Die Diplomarbeit wird im fünften Semester bewusst an zivilen Einrichtungen geschrieben. Hierdurch soll die Ingenieurausbildung an der Marineschule regelmäßig mit der Ausbildung an zivilen Universitäten verglichen werden. Das letzte Semester an der École navale dient der Vorbereitung der Ausbildungsreise mit dem Helikopterträger JEANNE D’ARC. In diesem Semester findet die erweiterte navigatorische Ausbildung statt und endet mit dem Erwerb des STCW konformen Wachoffizierpatentes.
Der Höhepunkt der französischen Offizierausbildung ist zweifelsfrei die Ausbildungsreise mit dem Schulschiff und Helikopterträger JEANNE D’ARC. Jedes Jahr bricht dieses Schiff gemeinsam mit dem Zerstörer GEORGES LEYGUES kurz vor Weihnachten zu einer 6‑monatigen Ausbildungsreise um die halbe Welt auf. An Bord findet die französische Fachausbildung (z.B. zum U‑Jagdoffizier, Artillerieoffizier oder Schiffstechnikoffizier) statt. Die Schulschifflösung bietet die Möglichkeit, theoretisches Wissen direkt in der Praxis zu erproben. Darüber hinaus werden die JEANNE D’ARC und die GEORGES LEYGUES während der Reise – wo möglich – einsatznah in laufende Missionen eingebunden, wie Kampf gegen den Drogenschmuggel in der Karibik, humanitäre Hilfe in Afrika oder seit mehreren Jahren gemeinsame Ausbildung mit dem deutschen Einsatz- und Ausbildungsverband (EAV) vorzugsweise im Mittelmeer.
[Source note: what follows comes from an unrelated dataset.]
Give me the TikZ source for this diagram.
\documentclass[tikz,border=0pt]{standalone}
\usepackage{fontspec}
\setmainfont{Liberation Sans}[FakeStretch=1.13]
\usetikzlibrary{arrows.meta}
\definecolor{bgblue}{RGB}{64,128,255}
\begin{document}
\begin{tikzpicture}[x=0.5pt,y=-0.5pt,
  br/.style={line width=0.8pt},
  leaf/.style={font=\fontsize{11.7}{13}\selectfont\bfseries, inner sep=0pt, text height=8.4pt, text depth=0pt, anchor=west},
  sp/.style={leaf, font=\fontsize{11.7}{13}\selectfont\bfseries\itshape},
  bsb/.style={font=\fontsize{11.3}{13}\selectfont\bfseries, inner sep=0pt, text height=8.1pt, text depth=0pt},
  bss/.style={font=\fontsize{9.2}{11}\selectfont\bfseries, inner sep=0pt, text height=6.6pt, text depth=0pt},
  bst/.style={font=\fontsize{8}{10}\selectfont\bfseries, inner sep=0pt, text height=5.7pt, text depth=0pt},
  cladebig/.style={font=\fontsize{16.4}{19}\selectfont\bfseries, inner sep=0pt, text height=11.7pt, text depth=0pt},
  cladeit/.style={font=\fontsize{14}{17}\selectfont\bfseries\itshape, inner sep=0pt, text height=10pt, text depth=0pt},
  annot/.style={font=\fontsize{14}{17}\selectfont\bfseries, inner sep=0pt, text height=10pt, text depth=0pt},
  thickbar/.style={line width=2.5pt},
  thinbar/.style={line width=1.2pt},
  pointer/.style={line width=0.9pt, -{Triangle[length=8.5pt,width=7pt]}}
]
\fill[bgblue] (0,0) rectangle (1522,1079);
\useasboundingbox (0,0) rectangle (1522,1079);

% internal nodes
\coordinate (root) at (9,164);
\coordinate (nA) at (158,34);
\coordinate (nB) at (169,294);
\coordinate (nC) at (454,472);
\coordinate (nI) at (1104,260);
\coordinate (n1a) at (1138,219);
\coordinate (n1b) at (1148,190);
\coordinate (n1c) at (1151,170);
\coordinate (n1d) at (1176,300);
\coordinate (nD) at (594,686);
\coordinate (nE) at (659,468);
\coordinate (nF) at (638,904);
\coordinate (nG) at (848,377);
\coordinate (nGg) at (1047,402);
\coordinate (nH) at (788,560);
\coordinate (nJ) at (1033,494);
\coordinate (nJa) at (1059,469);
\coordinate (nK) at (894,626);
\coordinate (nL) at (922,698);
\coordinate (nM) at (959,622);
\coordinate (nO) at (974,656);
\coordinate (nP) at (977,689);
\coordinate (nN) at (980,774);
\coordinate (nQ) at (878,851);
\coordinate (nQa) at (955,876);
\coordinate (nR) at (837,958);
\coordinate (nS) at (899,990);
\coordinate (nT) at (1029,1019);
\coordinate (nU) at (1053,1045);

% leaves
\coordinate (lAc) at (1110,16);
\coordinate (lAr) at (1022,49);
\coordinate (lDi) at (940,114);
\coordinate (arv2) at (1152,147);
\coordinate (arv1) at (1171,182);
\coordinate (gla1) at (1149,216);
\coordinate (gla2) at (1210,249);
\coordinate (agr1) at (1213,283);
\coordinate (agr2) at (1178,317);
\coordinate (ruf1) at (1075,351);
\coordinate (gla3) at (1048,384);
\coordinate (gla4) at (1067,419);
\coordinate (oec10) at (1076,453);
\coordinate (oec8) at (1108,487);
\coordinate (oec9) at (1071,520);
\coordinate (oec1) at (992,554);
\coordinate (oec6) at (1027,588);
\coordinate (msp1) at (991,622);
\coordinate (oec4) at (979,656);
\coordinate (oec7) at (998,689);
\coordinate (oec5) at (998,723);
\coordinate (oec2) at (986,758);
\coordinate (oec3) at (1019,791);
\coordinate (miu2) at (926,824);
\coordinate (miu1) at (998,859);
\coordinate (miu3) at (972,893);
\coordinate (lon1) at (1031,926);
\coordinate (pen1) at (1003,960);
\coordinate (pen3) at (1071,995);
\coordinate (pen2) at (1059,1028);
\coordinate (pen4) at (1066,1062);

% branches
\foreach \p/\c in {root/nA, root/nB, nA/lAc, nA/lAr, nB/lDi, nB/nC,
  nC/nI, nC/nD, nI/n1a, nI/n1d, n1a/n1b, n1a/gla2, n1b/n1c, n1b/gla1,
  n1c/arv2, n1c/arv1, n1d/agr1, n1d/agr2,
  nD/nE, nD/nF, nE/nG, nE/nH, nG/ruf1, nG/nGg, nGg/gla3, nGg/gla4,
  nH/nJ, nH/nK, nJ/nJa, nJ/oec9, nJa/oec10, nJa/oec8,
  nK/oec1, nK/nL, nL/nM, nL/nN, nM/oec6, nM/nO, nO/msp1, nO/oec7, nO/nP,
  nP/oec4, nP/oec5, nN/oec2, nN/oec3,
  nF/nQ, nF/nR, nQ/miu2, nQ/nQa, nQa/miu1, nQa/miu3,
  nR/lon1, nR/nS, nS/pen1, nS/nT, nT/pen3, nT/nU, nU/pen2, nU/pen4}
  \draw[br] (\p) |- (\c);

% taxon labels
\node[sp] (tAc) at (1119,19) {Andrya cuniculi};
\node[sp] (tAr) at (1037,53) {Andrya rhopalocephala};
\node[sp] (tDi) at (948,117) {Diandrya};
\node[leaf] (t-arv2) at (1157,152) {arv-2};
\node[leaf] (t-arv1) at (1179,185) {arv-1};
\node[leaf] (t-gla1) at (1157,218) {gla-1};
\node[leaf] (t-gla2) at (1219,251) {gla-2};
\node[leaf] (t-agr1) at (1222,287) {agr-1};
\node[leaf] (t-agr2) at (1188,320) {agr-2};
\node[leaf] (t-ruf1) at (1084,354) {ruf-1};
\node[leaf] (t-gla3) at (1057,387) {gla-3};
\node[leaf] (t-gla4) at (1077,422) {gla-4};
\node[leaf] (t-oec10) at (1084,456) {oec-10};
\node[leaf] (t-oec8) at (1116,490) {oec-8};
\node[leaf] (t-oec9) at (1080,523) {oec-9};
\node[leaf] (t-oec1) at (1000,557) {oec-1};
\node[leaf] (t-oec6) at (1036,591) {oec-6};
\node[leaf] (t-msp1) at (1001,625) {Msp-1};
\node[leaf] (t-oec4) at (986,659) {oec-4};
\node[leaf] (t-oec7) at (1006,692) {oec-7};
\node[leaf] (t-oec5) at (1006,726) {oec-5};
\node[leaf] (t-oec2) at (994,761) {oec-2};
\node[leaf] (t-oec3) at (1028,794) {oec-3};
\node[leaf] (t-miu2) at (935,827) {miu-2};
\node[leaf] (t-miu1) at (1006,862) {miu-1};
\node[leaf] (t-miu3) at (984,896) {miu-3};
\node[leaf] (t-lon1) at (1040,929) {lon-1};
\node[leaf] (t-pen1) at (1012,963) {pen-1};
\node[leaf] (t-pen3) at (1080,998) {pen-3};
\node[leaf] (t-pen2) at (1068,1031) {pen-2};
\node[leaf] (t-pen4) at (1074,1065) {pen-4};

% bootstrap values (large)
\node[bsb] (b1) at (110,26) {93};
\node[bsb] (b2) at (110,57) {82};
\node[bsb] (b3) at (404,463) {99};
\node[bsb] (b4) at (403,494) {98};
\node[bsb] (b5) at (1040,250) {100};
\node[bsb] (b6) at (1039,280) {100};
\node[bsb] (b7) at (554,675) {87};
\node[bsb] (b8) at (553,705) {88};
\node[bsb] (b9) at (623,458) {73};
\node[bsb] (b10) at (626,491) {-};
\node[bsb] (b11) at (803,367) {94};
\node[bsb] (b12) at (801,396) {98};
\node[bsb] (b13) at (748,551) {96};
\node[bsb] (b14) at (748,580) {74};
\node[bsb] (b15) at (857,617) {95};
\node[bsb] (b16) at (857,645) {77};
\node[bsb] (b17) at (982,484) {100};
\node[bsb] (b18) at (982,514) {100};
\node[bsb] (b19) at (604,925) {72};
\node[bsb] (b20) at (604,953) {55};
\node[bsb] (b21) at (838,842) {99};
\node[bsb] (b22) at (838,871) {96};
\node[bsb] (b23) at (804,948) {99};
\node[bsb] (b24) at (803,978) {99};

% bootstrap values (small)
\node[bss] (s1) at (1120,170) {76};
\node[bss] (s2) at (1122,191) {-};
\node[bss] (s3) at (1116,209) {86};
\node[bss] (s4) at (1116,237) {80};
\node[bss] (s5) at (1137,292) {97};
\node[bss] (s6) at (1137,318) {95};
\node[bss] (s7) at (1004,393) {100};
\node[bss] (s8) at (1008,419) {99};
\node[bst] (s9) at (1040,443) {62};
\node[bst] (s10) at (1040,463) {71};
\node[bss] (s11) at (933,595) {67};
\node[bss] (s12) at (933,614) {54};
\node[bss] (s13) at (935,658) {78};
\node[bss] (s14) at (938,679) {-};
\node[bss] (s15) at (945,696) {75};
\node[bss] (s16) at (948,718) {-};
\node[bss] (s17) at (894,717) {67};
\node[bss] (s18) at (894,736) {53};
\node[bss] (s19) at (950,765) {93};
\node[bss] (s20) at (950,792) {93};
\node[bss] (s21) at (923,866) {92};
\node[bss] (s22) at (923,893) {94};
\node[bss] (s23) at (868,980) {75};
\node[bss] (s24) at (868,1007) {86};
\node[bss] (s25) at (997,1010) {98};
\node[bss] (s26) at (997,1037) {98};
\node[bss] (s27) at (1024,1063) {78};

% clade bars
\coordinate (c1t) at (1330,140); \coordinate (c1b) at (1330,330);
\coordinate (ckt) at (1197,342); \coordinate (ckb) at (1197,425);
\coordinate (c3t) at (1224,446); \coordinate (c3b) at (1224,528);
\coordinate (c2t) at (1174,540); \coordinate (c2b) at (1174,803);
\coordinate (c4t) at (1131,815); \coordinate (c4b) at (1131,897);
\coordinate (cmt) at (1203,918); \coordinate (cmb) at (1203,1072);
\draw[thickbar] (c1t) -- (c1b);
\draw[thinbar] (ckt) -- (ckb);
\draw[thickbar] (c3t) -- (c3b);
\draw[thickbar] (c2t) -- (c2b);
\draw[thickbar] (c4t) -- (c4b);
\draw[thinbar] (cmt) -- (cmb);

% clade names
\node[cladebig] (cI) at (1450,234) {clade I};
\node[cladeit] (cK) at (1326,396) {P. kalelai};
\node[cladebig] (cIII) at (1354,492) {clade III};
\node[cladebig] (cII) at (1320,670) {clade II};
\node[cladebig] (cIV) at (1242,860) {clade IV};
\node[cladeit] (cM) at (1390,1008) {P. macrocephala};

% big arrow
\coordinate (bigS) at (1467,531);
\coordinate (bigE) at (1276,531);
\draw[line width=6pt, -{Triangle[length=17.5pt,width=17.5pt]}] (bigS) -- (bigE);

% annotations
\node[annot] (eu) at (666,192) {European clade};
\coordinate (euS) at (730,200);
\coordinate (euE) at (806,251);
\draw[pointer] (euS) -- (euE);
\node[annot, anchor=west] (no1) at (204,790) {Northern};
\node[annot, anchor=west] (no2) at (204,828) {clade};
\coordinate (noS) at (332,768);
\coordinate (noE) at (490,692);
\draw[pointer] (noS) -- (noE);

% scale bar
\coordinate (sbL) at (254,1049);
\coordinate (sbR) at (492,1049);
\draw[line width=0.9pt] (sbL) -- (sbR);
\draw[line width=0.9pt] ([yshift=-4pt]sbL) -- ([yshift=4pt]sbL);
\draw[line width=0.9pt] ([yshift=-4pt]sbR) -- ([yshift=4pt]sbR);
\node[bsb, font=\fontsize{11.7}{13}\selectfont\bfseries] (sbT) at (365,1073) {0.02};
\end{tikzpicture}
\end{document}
Nach der Rückkehr nach Brest im Juni treten die französischen Offizierschüler direkt ihre erste Verwendung an Bord an. Auch für die deutschen Teilnehmer ist die Ausbildung in Frankreich nach der Reise beendet. Sie müssen jedoch, aufgrund unterschiedlicher Regelungen, noch einen Teil der deutschen Fachausbildung absolvieren. Seit 1993 haben 12 deutsche Teilnehmer die Ausbildung in Frankreich beendet. Sie sind heute in allen Bereichen der Deutschen Marine tätig: als WO auf Schnellbooten, als STO auf U‑Booten oder als SEO auf den Fregatten.
Die Offizierausbildung der französischen Marine ist eine hochwertige und aufwendige Akademieausbildung. Neben der ingenieurwissenschaftlichen Ausbildung werden theoretische und praktische Seemannschaft sehr intensiv unterrichtet. In der Führerausbildung wird hoher Wert auf Sprachen sowie militärgeschichtliches und geopolitisches Verständnis gelegt. Da die Ausbildung an der École navale drei Jahre dauert, sind stets drei Crews auf dem Campus vertreten.
Durch Arbeitsgemeinschaften und gemeinsame Sportunterrichte hat man damit während seiner Zeit an der École navale die Möglichkeit, insgesamt fünf Crews kennenzulernen. Jeder Schüler des zweiten Jahres übernimmt außerdem eine Patenschaft für einen Schüler des ersten Jahres. Diese formellen Verbindungen in den so genannten »Traditionsfamilien« halten oft über viele Jahre und verbinden weit über den Rahmen der fünf Crews hinaus. Auch daher ist es verständlich, dass in der französischen Marine der Korpsgedanke unter den Offizieren stark ausgeprägt ist.
Ich fühle mich durch meine Ausbildung in der französischen Marine sehr gut auf meine Verwendung an Bord vorbereitet. Die Erfahrungen, die ich in den letzten 5 Jahren machen konnte, möchte ich auf keinen Fall missen.
Heute gibt es eine Vielzahl von Berührungspunkten zwischen den Offizierlehrgängen der Deutschen Marine und denen anderer Marinen. Jährlich treffen sich die Kommandeure der europäischen Marineschulen. Dabei werden auch neue Projekte angedacht – manchmal umgesetzt, wie die Teilnahme der deutschen Truppenfahne an der Vereidigung der französischen Schüler im Jahr des 40igsten Jahrestages der Unterzeichnung der Elysée-Verträge – oft jedoch aus national nachvollziehbaren Gründen verworfen, wie das französische Projekt eines europäischen Schulschiffes oder der deutsche Vorschlag, große Teile der französischen Crew in die Ausbildung auf der GORCH FOCK zu integrieren. Dies zeigt, wie groß der Schritt zur Schaffung des Austausches gewesen ist. Nicht umsonst bleibt der Austausch mit der französischen Marine in seiner Dauer und Konsequenz einzigartig.